I think what they want more is to learn about dimensions of the book they will have gone through but still need mapping for. They want me to supply some of that mapping. It isn’t just “lay out the plot,” but tap into the resonance: go to the scenes and patterns and show that what’s happening here is actually resonating elsewhere, too. It’s seeing how the piece carries the larger pattern. You almost have to go at it a second time.

I mean, that’s been the joy for me as a teacher. I go at these books so often that I feel the larger pattern resonating in the piece, better than someone who has read it only once.
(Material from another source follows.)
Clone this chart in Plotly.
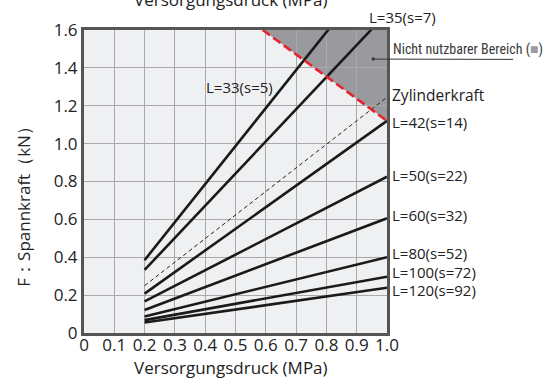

What are your plans for the future?

Here on the Island I have 75 or 100 people who sign up every fall for this course of talks. We started with Faulkner, then Tolstoy, Dostoyevsky, and now this year Melville and another Faulkner. I’ll do that every year.

I also teach Swarthmore alums in Boston in the Lifelong Learning at Swarthmore program that Gil Rose [Susan Lippincott Professor Emeritus in classics] set up years ago. It’s the pleasure of teaching grownups and, even better, these are Swarthmore grownups. I’ll do one on the 20th century short story this year.

I’m not sure what my writing work is going to be, but it will be for the general public. I’m trying to write an autobiographical piece entitled The Man Who Loved Literature. I find my dramas in literature and discovered early on I could relay them to others in a way that could be enlivening, and so made a career of it. And I found I could write those dramas, too.

There’s an abiding narrowness to my involvement with literature that I’m trying to take stock of, now that I’m not teaching and writing so much. The terrain of nonliterariness is richer and deeper and bigger and more real than that of literature and of course you can’t go through life without being in that terrain, but I’ve had this special fondness for life when it enters literary illumination, and I now think that there’s something slightly comic about that, too.

But I can’t imagine a sense of fulfillment without returning to the books I care about.